Identity as defined by social standing is at the heart of Tom Jones, which briefly relates the story of his birth, whereby a baby boy is abandoned at the property of Squire Allworthy (George Devine). A maid, Jenny Jones (Joyce Redman) is accused of being the mother, to which she admits, though she will not name the father. Dismissing the maid, Allworthy raises the baby alongside his own son, who grows into the mischievous flirt Tom (Finney). Much to his brother Blifil’s (David Warner) chagrin, Tom seems to steal the attention of all, including the heart of Sophie Western (Susannah York), daughter of the greedy Squire Western (Hugh Griffith), who refuses to give her hand in marriage to Tom since he’s a bastard and unable to inherit Allworthy’s estate.

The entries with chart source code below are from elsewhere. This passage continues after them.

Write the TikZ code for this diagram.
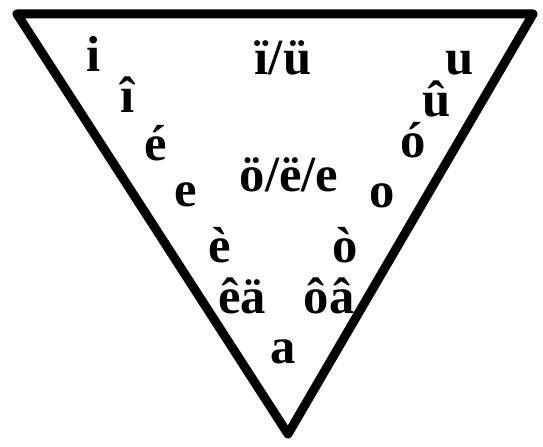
\documentclass[tikz,border=0pt]{standalone}
\usepackage{fontspec}
\setmainfont{Liberation Serif}
\usetikzlibrary{positioning}

\begin{document}
\begin{tikzpicture}[
  x=0.025cm, y=-0.025cm,
  edge/.style  = {draw=black, line width=6.4pt, line join=round},
  vowel/.style = {anchor=base, inner sep=0pt,
                  font=\bfseries\fontsize{36}{42}\selectfont}
]
\useasboundingbox (0,0) rectangle (543,446);

% vowel triangle
\coordinate (tl) at (17,14);
\coordinate (tr) at (533,14);
\coordinate (bot) at (288,434);
\draw[edge] (tl) -- (tr) -- (bot) -- cycle;

% front vowels
\node[vowel] (vi)  at (94,72)   {i};
\node[vowel] (vic) at (128,112) {î};
\node[vowel] (vea) at (156,160) {é};
\node[vowel] (ve)  at (186,206) {e};
\node[vowel] (veg) at (220,262) {è};
\node[vowel] (vea2) at (242,313) {êä};

% central vowels
\node[vowel] (vii) at (283,75)  {ï/ü};
\node[vowel] (voe) at (289,191) {ö/ë/e};
\node[vowel] (va)  at (283,363) {a};

% back vowels
\node[vowel] (vu)  at (460,75)  {u};
\node[vowel] (vuc) at (437,117) {û};
\node[vowel] (voa) at (413,157) {ó};
\node[vowel] (vo)  at (382,207) {o};
\node[vowel] (vog) at (345,262) {ò};
\node[vowel] (voc) at (329,313) {ôâ};
\end{tikzpicture}
\end{document}
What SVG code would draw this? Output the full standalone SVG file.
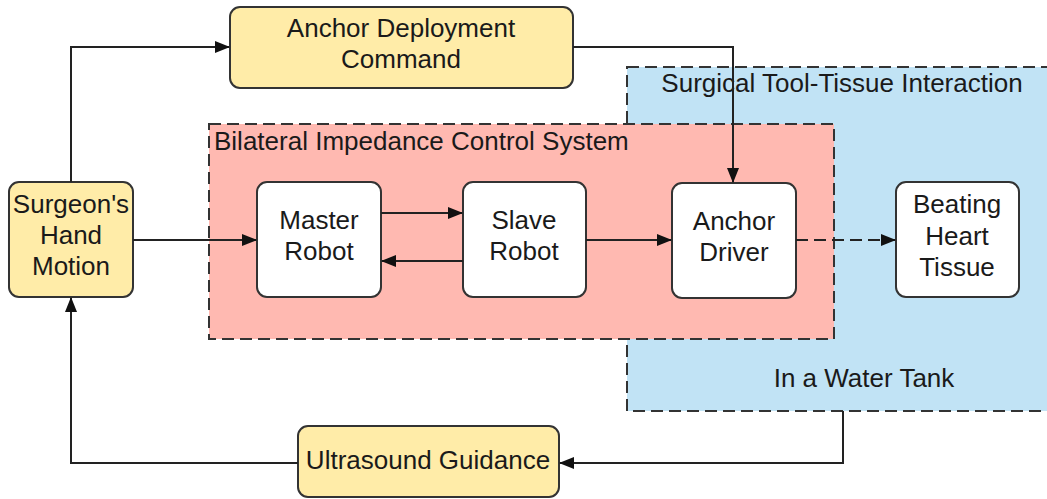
<svg xmlns="http://www.w3.org/2000/svg" width="1047" height="499" viewBox="0 0 1047 499">
<style>
.yellow{fill:#FFECA8;stroke:#333;stroke-width:2}
.white{fill:#fff;stroke:#333;stroke-width:2}
.t{font-family:"Liberation Sans",Arial,sans-serif;font-size:26px;fill:#1a1a1a;text-anchor:middle}
.c{fill:none;stroke:#222;stroke-width:2}
.dash{stroke-dasharray:12 6}
</style>
<defs>
<marker id="ah" markerUnits="userSpaceOnUse" markerWidth="15" markerHeight="12" refX="14" refY="6" orient="auto">
<path d="M0,0 L15,6 L0,12 Z" fill="#111"/>
</marker>
</defs>
<g id="tool-tissue">
<rect x="627" y="67" width="440" height="344" fill="#C1E3F5" stroke="#333" stroke-width="2" class="dash"/>
<text class="t" x="842" y="92">Surgical Tool-Tissue Interaction</text>
<text class="t" x="864" y="387">In a Water Tank</text>
</g>
<g id="bilateral">
<rect x="209" y="124" width="625" height="215" fill="#FFB9B1" stroke="#333" stroke-width="2" class="dash"/>
<text class="t" x="214" y="150" style="text-anchor:start">Bilateral Impedance Control System</text>
</g>
<g id="anchor-command">
<rect class="yellow" x="230" y="7" width="343" height="81" rx="10"/>
<text class="t" x="401" y="37">Anchor Deployment</text>
<text class="t" x="401" y="68">Command</text>
</g>
<g id="surgeon">
<rect class="yellow" x="9" y="182" width="124" height="115" rx="10"/>
<text class="t" x="71" y="213">Surgeon's</text>
<text class="t" x="71" y="244">Hand</text>
<text class="t" x="71" y="275">Motion</text>
</g>
<g id="master">
<rect class="white" x="257" y="182" width="124" height="115" rx="10"/>
<text class="t" x="319" y="229">Master</text>
<text class="t" x="319" y="260">Robot</text>
</g>
<g id="slave">
<rect class="white" x="463" y="182" width="123" height="115" rx="10"/>
<text class="t" x="524" y="229">Slave</text>
<text class="t" x="524" y="260">Robot</text>
</g>
<g id="anchor-driver">
<rect class="white" x="672" y="183" width="124" height="115" rx="10"/>
<text class="t" x="734" y="230">Anchor</text>
<text class="t" x="734" y="261">Driver</text>
</g>
<g id="heart">
<rect class="white" x="896" y="182" width="123" height="115" rx="10"/>
<text class="t" x="957" y="213">Beating</text>
<text class="t" x="957" y="245">Heart</text>
<text class="t" x="957" y="276">Tissue</text>
</g>
<g id="ultrasound">
<rect class="yellow" x="298" y="426" width="261" height="71" rx="10"/>
<text class="t" x="428" y="469">Ultrasound Guidance</text>
</g>
<g id="connectors">
<path class="c" d="M71,182 V47 H229" marker-end="url(#ah)"/>
<path class="c" d="M573,47 H733 V182" marker-end="url(#ah)"/>
<path class="c" d="M133,240 H256" marker-end="url(#ah)"/>
<path class="c" d="M381,213 H462" marker-end="url(#ah)"/>
<path class="c" d="M463,261 H382" marker-end="url(#ah)"/>
<path class="c" d="M586,240 H671" marker-end="url(#ah)"/>
<path class="c dash" d="M796,240 H895" marker-end="url(#ah)"/>
<path class="c" d="M843,411 V463 H560" marker-end="url(#ah)"/>
<path class="c" d="M298,463 H71 V298" marker-end="url(#ah)"/>
</g>
</svg>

Meanwhile, Tom gets into considerable trouble with peasant woman Molly Seagram (Diane Cilento), whom he has been meeting in the woods for sexual pleasures and has named Tom as the father of her unborn child (a situation which is comically remedied). Eventually, Allworthy is forced to banish Tom from the estate as punishment for his wicked ways, but the scurrilous troublemaker hasn’t seemed to learn his lesson, falling in with more deviants, which allows Blifil the opportunity to have his adopted brother framed for robbery. However, Sophie’s determined search to find Tom, along with some other revealed secrets along the way, turn the tables of Tom’s fortune.
In essence, Tom Jones is a series of vignettes about a loveable playboy whose awkward social status allows for his irresponsible and scandalous behavior. Richardson punches this up with non-stop irreverence, presenting intertitles and quick edits to convey the nostalgic capriciousness of the period. The sixth feature of Richardson, who was a key figure in the British New Wave, inventing the ‘angry young man cinema’ which was popularized with the Richard Burton character from his 1959 debut Look Back in Anger, this marks a deliberate change of pace for the director, who’d received his best notices in social issue melodramas such as A Taste of Honey (1961) and The Loneliness of the Long Distance Runner.
Needless to say, Tom Jones is an anomaly in Richardson’s oeuvre. Several sequences stand out, including some masticating worthy of Marco Ferreri’s Le Grand Bouffe, both with the repulsive eating habits of a Marty Feldman-ish Hugh Griffiths, and a lusty bingeing sequence shared by Finney and Joyce Redman, in dual roles as Mrs. Waters and Jenny Jones. Perhaps more prominent is Finney’s seduction of Diane Cilento and Susannah York (which together feel a bit reminiscent of later mockery from Terry Gilliam with 1977’s Jabberwocky). Cilento, of Robin Hardy’s The Wicker Man, especially is sultry and vampiric (at the Oscars, Cilento would compete against Edith Evans and Joyce Redman for Best Supporting Actress, the only time three actors from the same film competed in this category, all of them losing).
While it’s a formidable coterie of British talents from the early 60s (Richardson’s then sister-in-law Lynn Redgrave makes an appearance, as well as David Tomlinson of Mary Poppins, and Julian Glover, who would later pop up in the Star Wars and Indiana Jones pantheons), the reverence for Tom Jones almost seems a fluke, in retrospect (both Finney and Richardson expressed displeasure with the end product). Still, as a notable Academy Award winner and a major box-office success from 1963, Tom Jones remains an iconic title from the British New Wave.
Criterion presents Tom Jones in a new 4K restoration in this two-disc set which included the original theatrical release as well as the 1989 Director’s Cut (which is seven minutes shorter). Director of photography Walter Lassally supervised the transfer, presented in 1.66:1 with uncompressed monaural and stereo soundtrack. Picture and sound quality are superb in both versions of the release, which includes plenty of notable extras.
This twenty-four-minute segment features two interviews with DP Walter Lassally (1926-2017), who worked with Tony Richardson on a trio of films (A Taste of Honey; The Loneliness of the Long Distance Runner, and Tom Jones). Footage from a 2017 conversation between Lassally and critic Peter Cowie, as well as a 2004 interview finds the cinematographer discussing his collaborations and the culmination of Tom Jones.
The Influence of Tom Jones:
Criterion recorded this twenty-two-minute 2017 interview with film scholar Duncan Petrie, who discusses the production, cinematic style, and enormous financial success of Tom Jones and how it changed the landscape of British cinema.
Reediting Tom Jones:
Editor Robert Lambert discusses working with Tony Richardson on the 1989 director’s cut of Tom Jones in this ten-minute 2017 interview recorded by Criterion.
A formidable ensemble cast allows for Tom Jones to remain a picaresque time capsule of a flippant form and tone.